C’est au petit matin, dans une impasse, que l’on a retrouvé le corps de la photographie. Abattue froidement d’une balle en plein milieu du diaphragme. Déjà, les salles de rédaction préparent leur titre tonitruant : « Est-ce la fin de la photographie ? ». Alors qu’au même moment, comme en réponse, les techniciens de la police scientifique sont déjà sur place pour photographier la scène de crime. Immédiatement suivis par les commissaires (d’exposition) . Pour lancer l’enquête, il faudra attendre l’autopsie de la victime : peut-être a-t-elle eu le temps d’enregistrer l’image de son agresseur…
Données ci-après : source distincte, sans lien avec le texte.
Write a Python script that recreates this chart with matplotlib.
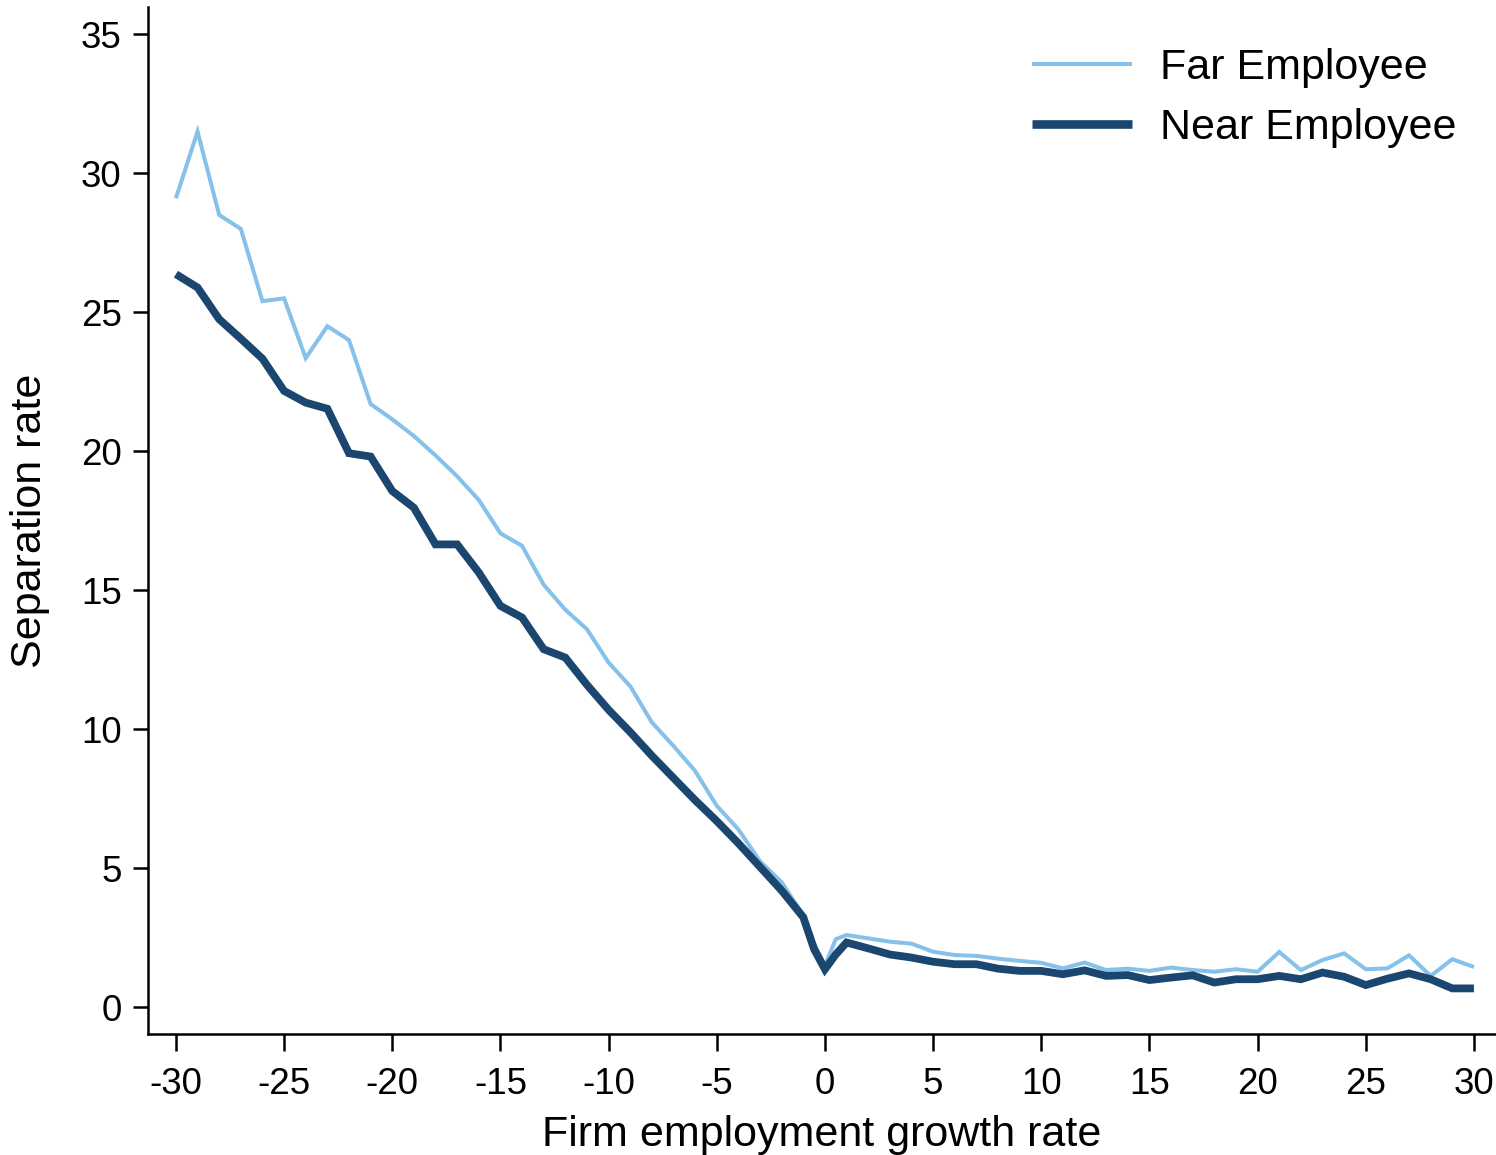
import matplotlib
matplotlib.use("Agg")
import matplotlib.pyplot as plt

plt.rcParams['font.family'] = ['Liberation Sans', 'DejaVu Sans']

# growth rate bins (half steps next to zero)
growth = list(range(-30, 0)) + [-0.5, 0, 0.5] + list(range(1, 31))

far_emp = [29.1, 31.5, 28.5, 28.0, 25.4, 25.5, 23.35, 24.5, 24.0, 21.7,
           21.15, 20.55, 19.85, 19.1, 18.25, 17.05, 16.6, 15.2, 14.3, 13.6,
           12.4, 11.55, 10.25, 9.4, 8.5, 7.25, 6.4, 5.25, 4.5, 3.3,
           2.3, 1.5, 2.45,
           2.6, 2.48, 2.36, 2.29, 2.0, 1.88, 1.85, 1.75, 1.67, 1.6,
           1.4, 1.61, 1.34, 1.39, 1.31, 1.43, 1.34, 1.28, 1.37, 1.28,
           1.99, 1.34, 1.70, 1.94, 1.37, 1.40, 1.87, 1.13, 1.73, 1.45]

near_emp = [26.37, 25.89, 24.75, 24.05, 23.33, 22.17, 21.75, 21.53, 19.93, 19.81,
            18.57, 17.97, 16.65, 16.65, 15.64, 14.44, 14.02, 12.88, 12.58, 11.6,
            10.7, 9.9, 9.05, 8.25, 7.45, 6.7, 5.9, 5.05, 4.2, 3.24,
            2.09, 1.37, 1.9,
            2.33, 2.12, 1.9, 1.79, 1.64, 1.55, 1.55, 1.39, 1.31, 1.31,
            1.19, 1.33, 1.13, 1.16, 0.98, 1.07, 1.15, 0.89, 1.01, 1.01,
            1.13, 1.01, 1.25, 1.10, 0.80, 1.03, 1.22, 1.01, 0.68, 0.68]

xticks = list(range(-30, 31, 5))
yticks = list(range(0, 36, 5))

fig = plt.figure(figsize=(14.96, 11.55), dpi=100)
ax = fig.add_axes([148 / 1496, 121 / 1155, 1 - 148 / 1496, (1034 - 7) / 1155])

ax.plot(growth, far_emp, color='#86c1ea', lw=2.9, solid_capstyle='butt',
        solid_joinstyle='miter', label='Far Employee')
ax.plot(growth, near_emp, color='#1a466f', lw=5.6, solid_capstyle='butt',
        solid_joinstyle='miter', label='Near Employee')

ax.set_xlim(-31.29, 31.02)
ax.set_ylim(-0.96, 35.98)
ax.set_xticks(xticks)
ax.set_yticks(yticks)
ax.set_xticklabels([str(t) for t in xticks])
ax.tick_params(axis='both', labelsize=26.5, width=1.8, direction='out')
ax.tick_params(axis='x', length=12, pad=12)
ax.tick_params(axis='y', length=11, pad=8)

for s in ['top', 'right']:
    ax.spines[s].set_visible(False)
for s in ['left', 'bottom']:
    ax.spines[s].set_linewidth(1.8)

ax.set_xlabel('Firm employment growth rate', fontsize=31, labelpad=9)
ax.set_ylabel('Separation rate', fontsize=31, labelpad=22)

leg = ax.legend(frameon=False, fontsize=31, loc='upper right',
                bbox_to_anchor=(1456 / 1496, (1155 - 48) / 1155),
                bbox_transform=fig.transFigure, borderaxespad=0, borderpad=0,
                handlelength=2.3, handletextpad=0.65, labelspacing=0.46)
leg.get_lines()[1].set_linewidth(6.2)

fig.savefig('out.png', dpi=100)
La fin du monde, la fin des images, la dernière photographie : l’art autant que les médias aime les accents prophétiques. L’art aime s’aventurer jusqu’à ses propres limites, c’est même l’un de ses moteurs. Et comme chaque artiste est préoccupé par l’héritage artistique qu’il laissera derrière lui, il souhaiterait presque que l’histoire de l’art s’arrête avec lui. La photographie était donc dans le collimateur et recevait régulièrement des menaces de mort.
Commençons par l’arme du crime. Les experts balistiques sont au travail et l’étau se resserre. Deux armes sont envisagées : le photo-revolver de poche de Théophie-Ernest Enjalbert construit en seulement quatorze exemplaires(1882).
Ou bien le fusil photographique d’Etienne-Jules Marey, utilisé pour décomposer le mouvement animal ou humain (on appelle cela la chronophotographie).
Reste l’assassin : deux principaux suspects qui, pour l’instant, bénéficient de la présomption d’innocence. Nom : Jean-François Lecourt. Nationalité française. Né en 1958. Fiché comme serial killer d’images photographiques depuis 1977. Tire indifféremment sur le papier photo ou sur l’appareil. Ici, c’est l’instant de la mise à mort qui déclenche l’image. Ainsi, en tirant sur le sténopé, JF Lecourt perce le trou qui permettra qu’une image se forme. Un suspect peut-être à écarter parce qu’après tout, c’est sur sa propre image que tire l’artiste. L’image n’existe donc que parce qu’elle meurt.
Jean-François Lecourt
Jean-François Lecourt
Nom : Steven Pippin. Nationalité : anglais. Né en 1960. Recherché pour avoir photographié des meurtres d’appareils photos. Processus complexe : en tirant une balle dans l’appareil, un flash se déclenche et, avec un subtil jeux de miroirs, l’appareil prend la dernière photo qu’il puisse prendre avant sa destruction totale. Comme un autoportrait à l’instant de sa mort.
Steven Pippin
La photo de l’installation de Steven Pippin a été réalisée lors de son exposition au CEEAC de Strasbourg, en 2011.
L’enquête est en cours. MAIS : voici que vient d’apparaître un indice de dernière minute. La photographie aurait laissé un message : à côté d’elle, gisant au milieu des éclats de verres et des fragments métalliques, on a trouvé un livre signé Alexander Honory : The Lost Pictures* ( format de l’ouvrage : 9×13,4 cm, soit approximativement le format d’un tirage photographique standard). Il regroupe 65 photographies perdues, uniquement décrites en quelques mots ou phrases. Se sentant au bout du rouleau (de pellicule), la photographie se serait-elle suicidée ?
*Le livre d’Alexander Honory est l’ouvrage qui conclut le volume II de l’ouvrage de Martin Parr « Le Livre de photographie, une histoire », dont le volume III vient de paraître, éditions Phaidon.